==== DATA PROVIDED ====
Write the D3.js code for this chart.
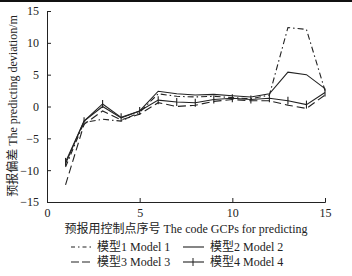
<!DOCTYPE html>
<html><head><meta charset="utf-8">
<script src="https://cdn.jsdelivr.net/npm/d3@7"></script>
<style>
body{margin:0;background:#fff;}
text{font-family:"Liberation Serif","Noto Sans CJK SC",serif;fill:#222;}
</style></head>
<body><svg id="c" width="352" height="276"></svg>
<script>
const xs = [1,2,3,4,5,6,7,8,9,10,11,12,13,14,15];
const model1 = [-9.5,-2.5,-2.0,-2.3,-0.9,2.0,1.6,1.5,1.6,1.4,1.2,1.8,12.4,12.1,2.5];
const model2 = [-9.0,-2.3,0.0,-1.8,-0.7,2.4,2.0,1.8,1.9,1.7,1.5,2.0,5.4,5.0,2.8];
const model3 = [-12.3,-2.8,-0.7,-2.1,-1.2,0.6,0.0,0.2,0.8,1.1,0.9,0.9,0.2,-0.3,1.8];
const model4 = [-8.7,-2.3,0.4,-1.7,-0.7,1.0,0.7,0.6,1.1,1.3,1.1,1.3,0.9,0.3,2.2];
const xTicks = [0,5,10,15];
const yTicks = [-15,-10,-5,0,5,10,15];
const seriesNames = ["模型1 Model 1","模型2 Model 2","模型3 Model 3","模型4 Model 4"];

const svg = d3.select("#c");
svg.append("rect").attr("x",0).attr("y",0).attr("width",352).attr("height",2).attr("fill","#111");
const x = d3.scaleLinear().domain([0,15]).range([47,325]);
const y = d3.scaleLinear().domain([-15,15]).range([202,11]);

const xa = svg.append("g").attr("transform",`translate(0,${y(-15)})`)
  .call(d3.axisBottom(x).tickValues(xTicks).tickSize(-4).tickPadding(6));
const ya = svg.append("g").attr("transform",`translate(${x(0)},0)`)
  .call(d3.axisLeft(y).tickValues(yTicks).tickSize(-4).tickPadding(8).tickFormat(d=>d<0?"\u2212"+Math.abs(d):d));
[xa,ya].forEach(a=>{a.selectAll("path,line").attr("stroke","#222");a.selectAll("text").attr("font-size",12).style("font-family","Liberation Serif");});

const line = d3.line().x((d,i)=>x(xs[i])).y(d=>y(d));
const styles = [
  {data:model1,dash:"6,3,1.5,3"},
  {data:model2,dash:null},
  {data:model3,dash:"8,4"},
  {data:model4,dash:null}
];
styles.forEach(s=>{
  svg.append("path").datum(s.data).attr("d",line).attr("fill","none")
    .attr("stroke","#222").attr("stroke-width",1.1).attr("stroke-dasharray",s.dash);
});
svg.append("g").selectAll("line").data(model4).join("line")
  .attr("x1",(d,i)=>x(xs[i])).attr("x2",(d,i)=>x(xs[i]))
  .attr("y1",d=>y(d)-4).attr("y2",d=>y(d)+4).attr("stroke","#222").attr("stroke-width",1.1);

svg.append("text").attr("transform","translate(17,106) rotate(-90)").attr("text-anchor","middle")
  .attr("font-size",12).text("预报偏差 The predicting deviation/m");
svg.append("text").attr("x",186).attr("y",233).attr("text-anchor","middle")
  .attr("font-size",12).text("预报用控制点序号 The code GCPs for predicting");

const leg = [
  {lx:71,tx:97,yy:247,dash:"4,3,1.5,3"},
  {lx:183,tx:210,yy:247,dash:null},
  {lx:71,tx:97,yy:262,dash:"8,3"},
  {lx:183,tx:210,yy:262,dash:null}
];
leg.forEach((l,i)=>{
  svg.append("line").attr("x1",l.lx).attr("x2",l.lx+21).attr("y1",l.yy).attr("y2",l.yy)
    .attr("stroke","#222").attr("stroke-width",1.1).attr("stroke-dasharray",l.dash);
  if(i===3) svg.append("line").attr("x1",l.lx+10).attr("x2",l.lx+10).attr("y1",l.yy-4).attr("y2",l.yy+4).attr("stroke","#222");
  svg.append("text").attr("x",l.tx).attr("y",l.yy+4).attr("font-size",12).text(seriesNames[i]);
});
</script></body></html>
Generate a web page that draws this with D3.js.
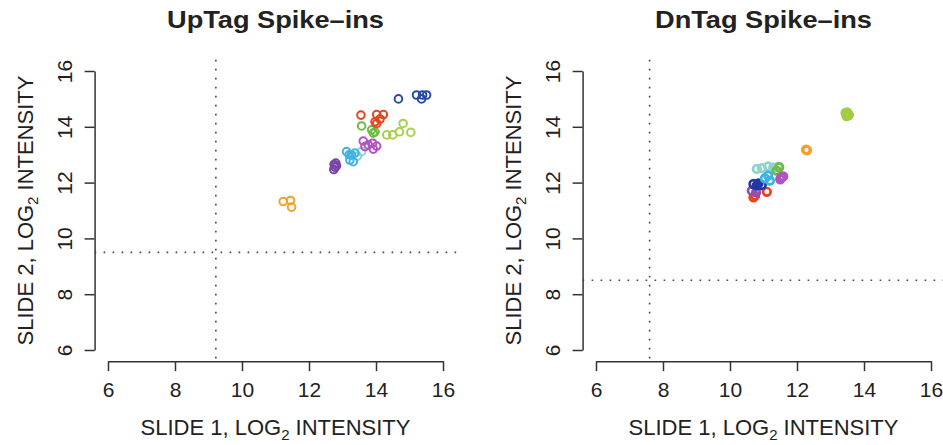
<!DOCTYPE html>
<html>
<head>
<meta charset="utf-8">
<script src="https://cdn.jsdelivr.net/npm/d3@7"></script>
<style>
  body { margin: 0; background: #fff; }
  svg text { font-family: "Liberation Sans", Arial, Helvetica, sans-serif; fill: #222; }
</style>
</head>
<body>
<svg width="943" height="445"></svg>
<script>
// tick values shared by both panels
const ticks = [6, 8, 10, 12, 14, 16];

// UpTag spike-ins, [slide 1, slide 2] log2 intensities by colour group
const upOrange = [[11.23, 11.32], [11.45, 11.36], [11.48, 11.12]];
const upViolet = [[12.75, 12.65], [12.8, 12.7], [12.78, 12.55], [12.74, 12.47], [12.82, 12.6]];
const upCyan = [[13.12, 13.11], [13.27, 12.99], [13.22, 12.81], [13.37, 13.06], [13.32, 12.75], [13.2, 13.0]];
const upTeal = [[13.57, 13.11], [13.45, 12.95]];
const upOrchid = [[13.62, 13.49], [13.77, 13.35], [13.9, 13.41], [14.02, 13.31], [13.92, 13.2], [13.67, 13.29]];
const upRed = [[13.55, 14.42], [14.02, 14.44], [14.22, 14.44], [14.12, 14.28], [13.97, 14.18], [14.02, 14.12]];
const upGreen = [[13.57, 14.03], [13.87, 13.89], [13.92, 13.77], [13.97, 13.82]];
const upLime = [[14.32, 13.71], [14.5, 13.71], [14.7, 13.82], [14.81, 14.12], [15.04, 13.8]];
const upBlue = [[14.67, 15.0], [15.21, 15.14], [15.39, 15.14], [15.51, 15.14], [15.36, 15.0]];

// DnTag spike-ins
const dnLime = [[13.45, 14.5], [13.52, 14.45], [13.48, 14.38], [13.55, 14.42], [13.5, 14.52]];
const dnOrange = [[12.27, 13.18], [12.3, 13.16]];
const dnTeal = [[10.8, 12.49], [10.95, 12.52], [11.14, 12.58], [11.29, 12.54], [11.44, 12.57]];
const dnGreen = [[11.47, 12.55], [11.39, 12.43]];
const dnCyan = [[11.14, 12.25], [11.19, 12.07], [11.04, 12.15]];
const dnOrchid = [[11.54, 12.19], [11.59, 12.22], [11.5, 12.12]];
const dnBlue = [[10.7, 11.95], [10.85, 11.97], [10.95, 11.91], [10.8, 11.9]];
const dnViolet = [[10.65, 11.71], [10.78, 11.65]];
const dnRed = [[10.7, 11.47], [11.1, 11.67], [10.75, 11.53]];

// threshold lines [x, y]
const upCut = [9.22, 9.5];
const dnCut = [7.6, 8.5];

const panels = [
  {
    title: 'UpTag Spike\u2013ins', left: 108, cut: upCut, sw: 2,
    groups: [
      [upOrange, '#f2a12e'], [upViolet, '#7a46a6'], [upTeal, '#8fd3cf'], [upCyan, '#3cb3e3'],
      [upOrchid, '#b253c2'], [upGreen, '#6dbb45'], [upRed, '#e8441f'], [upLime, '#a9d04f'], [upBlue, '#2a4aa8']
    ]
  },
  {
    title: 'DnTag Spike\u2013ins', left: 596, cut: dnCut, sw: 2.7,
    groups: [
      [dnRed, '#e8441f'], [dnViolet, '#8a52b8'], [dnBlue, '#2536a3'], [dnTeal, '#8fd3cf'], [dnGreen, '#6dbb45'],
      [dnCyan, '#3cb3e3'], [dnOrchid, '#b253c2'], [dnOrange, '#f2a12e'], [dnLime, '#a2cc44']
    ]
  }
];

const svg = d3.select('svg');
const axisColor = '#333';

panels.forEach(function (p) {
  const x = d3.scaleLinear().domain([6, 16]).range([p.left, p.left + 335]);
  const y = d3.scaleLinear().domain([6, 16]).range([350, 71]);
  const g = svg.append('g');
  const axLeft = x(5.6);
  const axBottom = y(5.6);

  // title
  g.append('text')
    .attr('x', (x(5.6) + x(16.4)) / 2)
    .attr('y', 28)
    .attr('text-anchor', 'middle')
    .style('font-size', '24px')
    .style('font-weight', 'bold')
    .attr('textLength', 217)
    .attr('lengthAdjust', 'spacingAndGlyphs')
    .text(p.title);

  // x axis
  const xAxis = g.append('g')
    .attr('transform', `translate(0,${axBottom})`)
    .call(d3.axisBottom(x).tickValues(ticks).tickSize(10).tickSizeOuter(0));
  xAxis.select('.domain').attr('stroke', axisColor).attr('stroke-width', 1.5);
  xAxis.selectAll('.tick line').attr('stroke', axisColor).attr('stroke-width', 1.5);
  xAxis.selectAll('.tick text')
    .attr('y', 36).attr('dy', 0)
    .attr('fill', '#222')
    .style('font-size', '21px')
    .style('font-family', '"Liberation Sans", Arial, sans-serif');

  // y axis
  const yAxis = g.append('g')
    .attr('transform', `translate(${axLeft},0)`)
    .call(d3.axisLeft(y).tickValues(ticks).tickSize(10).tickSizeOuter(0));
  yAxis.select('.domain').attr('stroke', axisColor).attr('stroke-width', 1.5);
  yAxis.selectAll('.tick line').attr('stroke', axisColor).attr('stroke-width', 1.5);
  yAxis.selectAll('.tick text')
    .attr('x', 0).attr('y', 0).attr('dy', 0)
    .attr('text-anchor', 'middle')
    .attr('transform', 'translate(-23,0) rotate(-90)')
    .attr('fill', '#222')
    .style('font-size', '21px')
    .style('font-family', '"Liberation Sans", Arial, sans-serif');

  // axis labels
  const xl = g.append('text')
    .attr('x', (x(5.6) + x(16.4)) / 2)
    .attr('y', 435)
    .attr('text-anchor', 'middle')
    .style('font-size', '22px');
  xl.append('tspan').text('SLIDE 1, LOG');
  xl.append('tspan').attr('dy', 5).style('font-size', '15px').text('2');
  xl.append('tspan').attr('dy', -5).text(' INTENSITY');

  const yl = g.append('text')
    .attr('transform', `translate(${axLeft - 62},${(y(5.6) + y(16.4)) / 2}) rotate(-90)`)
    .attr('text-anchor', 'middle')
    .style('font-size', '22px');
  yl.append('tspan').text('SLIDE 2, LOG');
  yl.append('tspan').attr('dy', 5).style('font-size', '15px').text('2');
  yl.append('tspan').attr('dy', -5).text(' INTENSITY');

  // dotted cut-off lines
  const dots = g.append('g')
    .attr('stroke', '#444')
    .attr('stroke-width', 1.6)
    .attr('stroke-dasharray', '1.6,7.4');
  dots.append('line')
    .attr('x1', x(p.cut[0])).attr('x2', x(p.cut[0]))
    .attr('y1', y(16.4)).attr('y2', y(5.6));
  dots.append('line')
    .attr('x1', x(5.6)).attr('x2', x(16.4))
    .attr('y1', y(p.cut[1])).attr('y2', y(p.cut[1]));

  // points
  p.groups.forEach(function ([pts, color]) {
    g.append('g')
      .selectAll('circle')
      .data(pts)
      .enter()
      .append('circle')
        .attr('cx', d => x(d[0]))
        .attr('cy', d => y(d[1]))
        .attr('r', 3.8)
        .attr('fill', 'none')
        .attr('stroke', color)
        .attr('stroke-width', p.sw);
  });
});
</script>
</body>
</html>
====
• **AIM**
Beginning with the line above that contains "Generate a web" and ending with the line that contains "const ticks = [6, 8, 10, 12, 14, 16];", quote each line exactly, keeping out the pictures.

• **ANSWER**
Generate a web page that draws this with D3.js.
<!DOCTYPE html>
<html>
<head>
<meta charset="utf-8">
<script src="https://cdn.jsdelivr.net/npm/d3@7"></script>
<style>
  body { margin: 0; background: #fff; }
  svg text { font-family: "Liberation Sans", Arial, Helvetica, sans-serif; fill: #222; }
</style>
</head>
<body>
<svg width="943" height="445"></svg>
<script>
// tick values shared by both panels
const ticks = [6, 8, 10, 12, 14, 16];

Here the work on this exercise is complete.